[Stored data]
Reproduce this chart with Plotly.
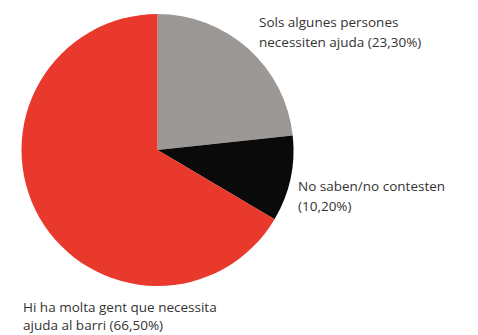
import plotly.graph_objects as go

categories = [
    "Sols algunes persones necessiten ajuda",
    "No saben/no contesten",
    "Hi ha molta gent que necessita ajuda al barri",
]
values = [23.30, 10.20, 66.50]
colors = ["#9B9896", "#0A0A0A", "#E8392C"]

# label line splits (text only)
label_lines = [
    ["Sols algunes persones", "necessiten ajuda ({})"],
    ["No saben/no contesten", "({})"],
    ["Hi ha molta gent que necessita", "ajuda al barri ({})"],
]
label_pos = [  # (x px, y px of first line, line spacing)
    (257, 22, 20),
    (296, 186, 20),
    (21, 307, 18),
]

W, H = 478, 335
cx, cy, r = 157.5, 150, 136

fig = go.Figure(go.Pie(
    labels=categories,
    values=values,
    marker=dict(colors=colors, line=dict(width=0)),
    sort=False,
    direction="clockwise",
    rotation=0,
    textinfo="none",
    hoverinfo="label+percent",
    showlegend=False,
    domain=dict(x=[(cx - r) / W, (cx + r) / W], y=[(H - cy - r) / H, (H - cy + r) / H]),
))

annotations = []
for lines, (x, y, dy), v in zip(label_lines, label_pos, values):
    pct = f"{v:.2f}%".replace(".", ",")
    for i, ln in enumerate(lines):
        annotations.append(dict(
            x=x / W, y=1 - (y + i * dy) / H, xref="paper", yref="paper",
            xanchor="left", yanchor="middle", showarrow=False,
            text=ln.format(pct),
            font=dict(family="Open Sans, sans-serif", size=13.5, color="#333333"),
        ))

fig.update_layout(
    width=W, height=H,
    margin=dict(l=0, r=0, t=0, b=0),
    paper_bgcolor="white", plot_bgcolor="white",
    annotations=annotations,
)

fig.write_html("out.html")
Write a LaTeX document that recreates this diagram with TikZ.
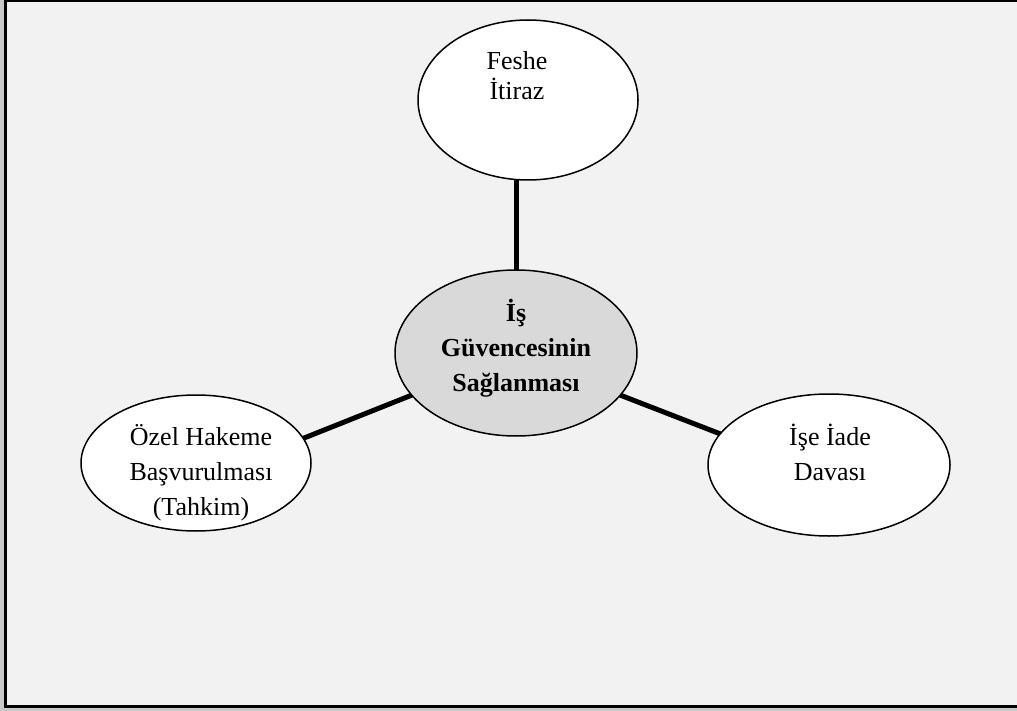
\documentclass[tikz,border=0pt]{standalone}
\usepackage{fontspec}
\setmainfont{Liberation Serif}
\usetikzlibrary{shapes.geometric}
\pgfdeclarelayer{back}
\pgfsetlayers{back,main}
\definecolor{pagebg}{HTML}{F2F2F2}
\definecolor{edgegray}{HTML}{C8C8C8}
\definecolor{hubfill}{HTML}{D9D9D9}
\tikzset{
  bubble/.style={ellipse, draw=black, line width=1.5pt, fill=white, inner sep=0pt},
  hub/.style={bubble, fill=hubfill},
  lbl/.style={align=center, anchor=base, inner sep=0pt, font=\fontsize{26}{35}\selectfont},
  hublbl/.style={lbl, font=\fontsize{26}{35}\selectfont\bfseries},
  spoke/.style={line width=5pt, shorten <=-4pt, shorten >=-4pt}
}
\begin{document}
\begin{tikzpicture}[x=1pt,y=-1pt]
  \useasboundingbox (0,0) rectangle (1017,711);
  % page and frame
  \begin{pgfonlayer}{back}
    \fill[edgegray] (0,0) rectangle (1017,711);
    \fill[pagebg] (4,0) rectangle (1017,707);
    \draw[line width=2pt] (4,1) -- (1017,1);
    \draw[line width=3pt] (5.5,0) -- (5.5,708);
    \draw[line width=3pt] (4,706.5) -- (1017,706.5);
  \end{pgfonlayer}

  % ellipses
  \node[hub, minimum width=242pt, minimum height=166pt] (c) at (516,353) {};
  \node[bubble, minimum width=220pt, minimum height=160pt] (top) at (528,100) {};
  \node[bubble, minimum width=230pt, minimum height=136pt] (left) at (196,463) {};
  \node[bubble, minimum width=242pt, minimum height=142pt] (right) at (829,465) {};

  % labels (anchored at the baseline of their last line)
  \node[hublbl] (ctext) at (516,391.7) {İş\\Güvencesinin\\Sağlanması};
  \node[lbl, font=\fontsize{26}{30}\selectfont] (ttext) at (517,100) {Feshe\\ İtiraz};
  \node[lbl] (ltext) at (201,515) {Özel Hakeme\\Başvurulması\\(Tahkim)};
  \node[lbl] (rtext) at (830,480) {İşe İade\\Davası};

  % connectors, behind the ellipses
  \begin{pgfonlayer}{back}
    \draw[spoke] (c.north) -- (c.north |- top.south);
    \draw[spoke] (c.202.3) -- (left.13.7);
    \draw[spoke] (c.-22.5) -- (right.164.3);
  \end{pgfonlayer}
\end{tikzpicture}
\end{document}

* _Challenge_:
Without including any pictures, output all the entries above exactly.

* _Answer to the problem_:
Reproduce this chart with Plotly.
import plotly.graph_objects as go

categories = [
    "Sols algunes persones necessiten ajuda",
    "No saben/no contesten",
    "Hi ha molta gent que necessita ajuda al barri",
]
values = [23.30, 10.20, 66.50]
colors = ["#9B9896", "#0A0A0A", "#E8392C"]

# label line splits (text only)
label_lines = [
    ["Sols algunes persones", "necessiten ajuda ({})"],
    ["No saben/no contesten", "({})"],
    ["Hi ha molta gent que necessita", "ajuda al barri ({})"],
]
label_pos = [  # (x px, y px of first line, line spacing)
    (257, 22, 20),
    (296, 186, 20),
    (21, 307, 18),
]

W, H = 478, 335
cx, cy, r = 157.5, 150, 136

fig = go.Figure(go.Pie(
    labels=categories,
    values=values,
    marker=dict(colors=colors, line=dict(width=0)),
    sort=False,
    direction="clockwise",
    rotation=0,
    textinfo="none",
    hoverinfo="label+percent",
    showlegend=False,
    domain=dict(x=[(cx - r) / W, (cx + r) / W], y=[(H - cy - r) / H, (H - cy + r) / H]),
))

annotations = []
for lines, (x, y, dy), v in zip(label_lines, label_pos, values):
    pct = f"{v:.2f}%".replace(".", ",")
    for i, ln in enumerate(lines):
        annotations.append(dict(
            x=x / W, y=1 - (y + i * dy) / H, xref="paper", yref="paper",
            xanchor="left", yanchor="middle", showarrow=False,
            text=ln.format(pct),
            font=dict(family="Open Sans, sans-serif", size=13.5, color="#333333"),
        ))

fig.update_layout(
    width=W, height=H,
    margin=dict(l=0, r=0, t=0, b=0),
    paper_bgcolor="white", plot_bgcolor="white",
    annotations=annotations,
)

fig.write_html("out.html")
Write a LaTeX document that recreates this diagram with TikZ.
\documentclass[tikz,border=0pt]{standalone}
\usepackage{fontspec}
\setmainfont{Liberation Serif}
\usetikzlibrary{shapes.geometric}
\pgfdeclarelayer{back}
\pgfsetlayers{back,main}
\definecolor{pagebg}{HTML}{F2F2F2}
\definecolor{edgegray}{HTML}{C8C8C8}
\definecolor{hubfill}{HTML}{D9D9D9}
\tikzset{
  bubble/.style={ellipse, draw=black, line width=1.5pt, fill=white, inner sep=0pt},
  hub/.style={bubble, fill=hubfill},
  lbl/.style={align=center, anchor=base, inner sep=0pt, font=\fontsize{26}{35}\selectfont},
  hublbl/.style={lbl, font=\fontsize{26}{35}\selectfont\bfseries},
  spoke/.style={line width=5pt, shorten <=-4pt, shorten >=-4pt}
}
\begin{document}
\begin{tikzpicture}[x=1pt,y=-1pt]
  \useasboundingbox (0,0) rectangle (1017,711);
  % page and frame
  \begin{pgfonlayer}{back}
    \fill[edgegray] (0,0) rectangle (1017,711);
    \fill[pagebg] (4,0) rectangle (1017,707);
    \draw[line width=2pt] (4,1) -- (1017,1);
    \draw[line width=3pt] (5.5,0) -- (5.5,708);
    \draw[line width=3pt] (4,706.5) -- (1017,706.5);
  \end{pgfonlayer}

  % ellipses
  \node[hub, minimum width=242pt, minimum height=166pt] (c) at (516,353) {};
  \node[bubble, minimum width=220pt, minimum height=160pt] (top) at (528,100) {};
  \node[bubble, minimum width=230pt, minimum height=136pt] (left) at (196,463) {};
  \node[bubble, minimum width=242pt, minimum height=142pt] (right) at (829,465) {};

  % labels (anchored at the baseline of their last line)
  \node[hublbl] (ctext) at (516,391.7) {İş\\Güvencesinin\\Sağlanması};
  \node[lbl, font=\fontsize{26}{30}\selectfont] (ttext) at (517,100) {Feshe\\ İtiraz};
  \node[lbl] (ltext) at (201,515) {Özel Hakeme\\Başvurulması\\(Tahkim)};
  \node[lbl] (rtext) at (830,480) {İşe İade\\Davası};

  % connectors, behind the ellipses
  \begin{pgfonlayer}{back}
    \draw[spoke] (c.north) -- (c.north |- top.south);
    \draw[spoke] (c.202.3) -- (left.13.7);
    \draw[spoke] (c.-22.5) -- (right.164.3);
  \end{pgfonlayer}
\end{tikzpicture}
\end{document}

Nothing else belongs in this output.